Return the count of lines with the string "that" in them, and nothing else.

Excerpt from a dataset
***
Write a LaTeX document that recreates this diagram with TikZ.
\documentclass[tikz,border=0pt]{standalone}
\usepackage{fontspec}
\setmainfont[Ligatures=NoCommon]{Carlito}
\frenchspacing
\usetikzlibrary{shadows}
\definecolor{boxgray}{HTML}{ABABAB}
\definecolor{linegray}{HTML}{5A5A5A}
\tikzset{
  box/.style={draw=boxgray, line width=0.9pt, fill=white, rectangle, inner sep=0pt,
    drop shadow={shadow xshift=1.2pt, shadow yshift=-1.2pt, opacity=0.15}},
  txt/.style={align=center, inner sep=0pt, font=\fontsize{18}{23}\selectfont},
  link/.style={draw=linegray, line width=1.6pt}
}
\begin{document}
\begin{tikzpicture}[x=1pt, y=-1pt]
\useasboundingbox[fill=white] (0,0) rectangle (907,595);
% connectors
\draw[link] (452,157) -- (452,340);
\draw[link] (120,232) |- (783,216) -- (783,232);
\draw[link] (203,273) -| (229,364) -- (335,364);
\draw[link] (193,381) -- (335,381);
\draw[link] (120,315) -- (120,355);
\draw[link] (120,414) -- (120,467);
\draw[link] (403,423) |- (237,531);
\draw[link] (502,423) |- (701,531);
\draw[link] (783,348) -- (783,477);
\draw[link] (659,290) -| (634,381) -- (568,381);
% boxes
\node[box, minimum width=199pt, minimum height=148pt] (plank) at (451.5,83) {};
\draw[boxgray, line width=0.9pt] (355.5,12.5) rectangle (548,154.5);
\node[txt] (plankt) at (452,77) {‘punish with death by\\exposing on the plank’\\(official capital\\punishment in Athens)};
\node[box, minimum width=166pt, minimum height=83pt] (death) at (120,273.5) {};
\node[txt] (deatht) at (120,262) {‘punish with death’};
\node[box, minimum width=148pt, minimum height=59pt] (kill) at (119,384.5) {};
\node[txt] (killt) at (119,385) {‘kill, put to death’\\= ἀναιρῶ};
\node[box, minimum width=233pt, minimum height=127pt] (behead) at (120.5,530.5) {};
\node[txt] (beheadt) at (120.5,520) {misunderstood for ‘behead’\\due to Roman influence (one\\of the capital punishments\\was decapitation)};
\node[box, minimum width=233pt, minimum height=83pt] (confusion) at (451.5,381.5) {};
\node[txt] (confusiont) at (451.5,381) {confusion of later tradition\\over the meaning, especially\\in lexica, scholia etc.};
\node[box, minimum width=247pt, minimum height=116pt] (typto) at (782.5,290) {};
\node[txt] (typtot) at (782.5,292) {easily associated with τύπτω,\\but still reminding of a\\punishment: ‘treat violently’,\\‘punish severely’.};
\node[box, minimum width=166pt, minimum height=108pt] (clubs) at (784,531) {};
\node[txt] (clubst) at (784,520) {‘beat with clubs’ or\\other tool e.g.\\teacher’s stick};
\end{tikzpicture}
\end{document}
***
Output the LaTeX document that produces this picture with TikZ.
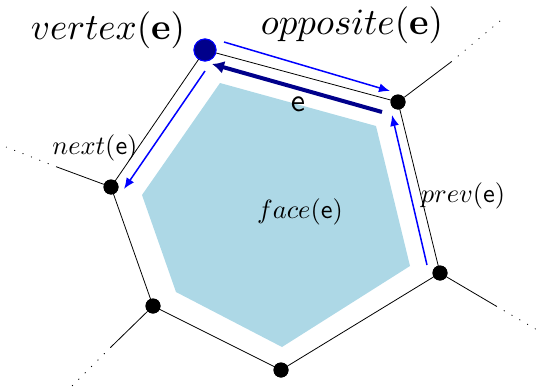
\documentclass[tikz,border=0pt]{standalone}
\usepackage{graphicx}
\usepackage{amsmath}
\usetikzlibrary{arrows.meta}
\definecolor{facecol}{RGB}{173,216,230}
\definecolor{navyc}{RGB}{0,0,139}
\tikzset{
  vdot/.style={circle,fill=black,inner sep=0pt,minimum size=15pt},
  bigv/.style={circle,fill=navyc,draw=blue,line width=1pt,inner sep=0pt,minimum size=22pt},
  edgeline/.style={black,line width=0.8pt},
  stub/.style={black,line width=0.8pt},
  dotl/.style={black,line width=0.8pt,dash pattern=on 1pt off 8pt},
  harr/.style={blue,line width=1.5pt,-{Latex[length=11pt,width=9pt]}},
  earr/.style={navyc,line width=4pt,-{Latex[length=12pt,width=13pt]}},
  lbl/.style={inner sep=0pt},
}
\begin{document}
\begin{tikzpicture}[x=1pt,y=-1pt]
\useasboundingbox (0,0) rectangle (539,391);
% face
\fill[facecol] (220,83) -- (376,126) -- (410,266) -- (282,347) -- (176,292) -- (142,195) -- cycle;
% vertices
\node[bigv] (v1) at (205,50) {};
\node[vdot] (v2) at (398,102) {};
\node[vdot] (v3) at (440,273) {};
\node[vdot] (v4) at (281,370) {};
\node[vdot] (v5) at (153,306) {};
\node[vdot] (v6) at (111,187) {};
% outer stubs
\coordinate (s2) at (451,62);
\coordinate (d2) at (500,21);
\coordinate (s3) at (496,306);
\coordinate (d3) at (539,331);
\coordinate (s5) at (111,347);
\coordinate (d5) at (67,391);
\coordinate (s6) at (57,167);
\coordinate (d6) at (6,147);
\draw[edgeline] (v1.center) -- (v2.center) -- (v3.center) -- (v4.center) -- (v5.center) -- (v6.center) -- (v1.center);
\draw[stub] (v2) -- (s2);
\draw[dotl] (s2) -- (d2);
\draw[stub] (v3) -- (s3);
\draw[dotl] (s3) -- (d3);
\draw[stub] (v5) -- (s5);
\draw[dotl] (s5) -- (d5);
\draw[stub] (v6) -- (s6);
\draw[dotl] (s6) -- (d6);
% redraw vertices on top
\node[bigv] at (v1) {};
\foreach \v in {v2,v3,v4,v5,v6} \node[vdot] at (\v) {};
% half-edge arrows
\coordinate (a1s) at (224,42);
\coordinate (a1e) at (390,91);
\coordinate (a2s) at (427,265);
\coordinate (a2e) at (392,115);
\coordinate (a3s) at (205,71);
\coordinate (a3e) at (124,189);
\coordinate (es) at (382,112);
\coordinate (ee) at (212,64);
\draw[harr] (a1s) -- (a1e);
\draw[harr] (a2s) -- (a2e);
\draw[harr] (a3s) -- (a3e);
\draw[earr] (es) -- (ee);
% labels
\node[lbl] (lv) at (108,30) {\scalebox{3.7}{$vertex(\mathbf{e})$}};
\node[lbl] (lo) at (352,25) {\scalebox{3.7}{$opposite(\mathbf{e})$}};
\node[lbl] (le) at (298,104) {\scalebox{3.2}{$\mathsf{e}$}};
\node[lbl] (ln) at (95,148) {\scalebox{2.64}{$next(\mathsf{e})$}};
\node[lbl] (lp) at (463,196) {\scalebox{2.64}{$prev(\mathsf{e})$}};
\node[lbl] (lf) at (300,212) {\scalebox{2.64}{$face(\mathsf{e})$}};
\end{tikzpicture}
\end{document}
***
▶ **Expected output**
2